I hate this book. I wanted to throw it across the room.
Novelist and playwright Michael Frayn exposes the inadequacies in Science, Maths, Logic, Linguistics, Philosophy and Psychology through the power of his introspection and rhetoric.
I don't think so.
Sorry, Michael, but most of what you have to say has been said before. Your primary thesis seems to be Man is the measure of things which was around before Socrates. Your tool for demolishing Physics seems to be Heisenberg's Uncertainty Principle although I think you have confused it with Chaos Theory. Maths has long understood and accepted Godel's Incompleteness Theorem. Logic knows the limitations of the syllogism. The people who work in these fields are well aware of the philosophical paradoxes that lie at the heart of their endeavours. These do not mean that all of Science, Maths etc are wrong. It means they aren't perfect. What is?

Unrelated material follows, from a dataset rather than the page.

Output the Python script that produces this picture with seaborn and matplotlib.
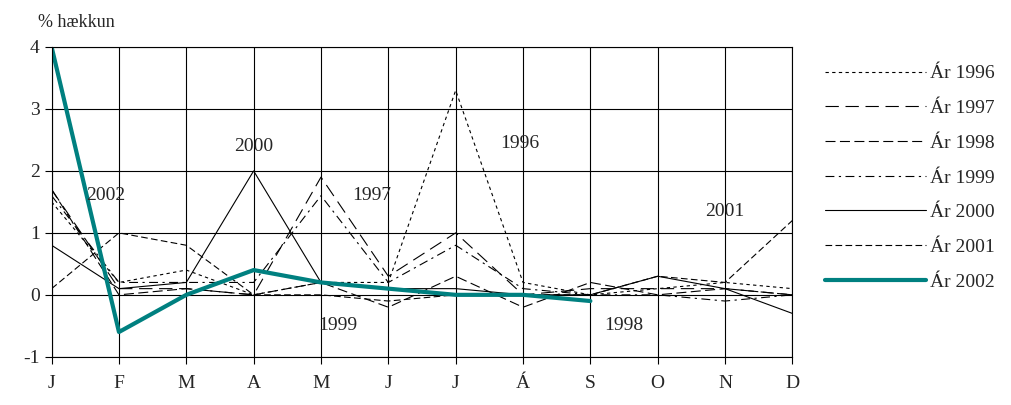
import numpy as np
import pandas as pd
import seaborn as sns
import matplotlib.pyplot as plt

months = ["J", "F", "M", "A", "M", "J", "J", "Á", "S", "O", "N", "D"]
y1996 = [1.5, 0.2, 0.4, 0.0, 0.2, 0.2, 3.3, 0.2, 0.0, 0.1, 0.2, 0.1]
y1997 = [1.7, 0.1, 0.1, 0.0, 1.9, 0.3, 1.0, 0.0, 0.1, 0.1, 0.1, 0.0]
y1998 = [1.7, 0.0, 0.1, 0.0, 0.2, -0.2, 0.3, -0.2, 0.2, 0.0, 0.1, 0.0]
y1999 = [1.6, 0.2, 0.2, 0.2, 1.6, 0.2, 0.8, 0.1, 0.0, 0.0, -0.1, 0.0]
y2000 = [0.8, 0.1, 0.2, 2.0, 0.2, 0.1, 0.1, 0.0, 0.0, 0.3, 0.1, -0.3]
y2001 = [0.1, 1.0, 0.8, 0.0, 0.0, -0.1, 0.0, 0.0, 0.0, 0.3, 0.2, 1.2]
y2002 = [4.0, -0.6, 0.0, 0.4, 0.2, 0.1, 0.0, 0.0, -0.1]

series = {"Ár 1996": y1996, "Ár 1997": y1997, "Ár 1998": y1998, "Ár 1999": y1999,
          "Ár 2000": y2000, "Ár 2001": y2001, "Ár 2002": y2002}
styles = {"Ár 1996": dict(ls=(0, (3, 3)), lw=0.8, color="black"),
          "Ár 1997": dict(ls=(0, (12, 6)), lw=0.8, color="black"),
          "Ár 1998": dict(ls=(0, (9, 4)), lw=0.8, color="black"),
          "Ár 1999": dict(ls=(0, (8, 4, 2, 4)), lw=0.8, color="black"),
          "Ár 2000": dict(ls="-", lw=0.8, color="black"),
          "Ár 2001": dict(ls=(0, (6, 3)), lw=0.8, color="black"),
          "Ár 2002": dict(ls="-", lw=3, color="#008080")}

sns.set_style("white")
plt.rcParams["font.family"] = ["Liberation Serif", "DejaVu Serif"]
plt.rcParams["axes.unicode_minus"] = False

fig = plt.figure(figsize=(10.12, 4.05), dpi=100)
ax = fig.add_axes([0.051, 0.119, 0.732, 0.765])

for name, vals in series.items():
    df = pd.DataFrame({"x": np.arange(len(vals)), "y": vals})
    sns.lineplot(data=df, x="x", y="y", ax=ax, label=name, **styles[name])

ax.set_xlim(0, 11)
ax.set_ylim(-1, 4)
ax.set_xticks(range(12))
ax.set_xticklabels(months)
ax.set_yticks(range(-1, 5))
ax.grid(True, color="black", lw=0.8)
for s in ax.spines.values():
    s.set_color("black")
    s.set_linewidth(0.8)
ax.tick_params(labelsize=14, length=5, color="black", direction="out", bottom=True, left=True)
ax.tick_params(axis="x", pad=8)
ax.set_xlabel("")
ax.set_ylabel("")
ax.text(-0.2, 4.25, "% hækkun", fontsize=13, ha="left", va="bottom", transform=ax.transData, clip_on=False)

for txt, x, y in [("2002", 0.8, 1.6), ("2000", 3.0, 2.4), ("1997", 4.75, 1.6),
                  ("1996", 6.95, 2.45), ("1999", 4.25, -0.5), ("1998", 8.5, -0.5),
                  ("2001", 10.0, 1.35)]:
    ax.text(x, y, txt, fontsize=14, ha="center", va="center")

ax.legend_.remove()
h, l = ax.get_legend_handles_labels()
fig.legend(h, l, loc="upper left", bbox_to_anchor=(0.815, 0.84), frameon=False,
           fontsize=14, handlelength=5.2, labelspacing=0.88, handletextpad=0.2,
           borderpad=0, borderaxespad=0)

fig.savefig("out.png", dpi=100)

I object to your apparent belief that you can, just using introspection, revolutionise ideas have been developed through hard work by intelligent people over hundreds of years. Having admitted "The only way I can begin to approach it [science] is through the supposedly 'accessible' books that some scientists write for laymen, and I can't honestly claim to understand more than a fraction even of these" you go on to ridicule the attempts of scientists to explain their theories. You sneer that these scientific laws are nothing more than explanations. And? Your point is?
I could go on and on. You certainly do. One of the flaws of this book is the endless repetition which your rhetoric demands.
Just one other moan. You claim that it is impossible, by introspection, to decide how or when decision are made. But psychologists using cleverly designed experiments can throw light on how humans think. But you ignore the hard work of so many because you are carried away with your own arguments.
I hated this book. It is endorsed by A.C. Grayling. This makes me not want to read anything ACG has written.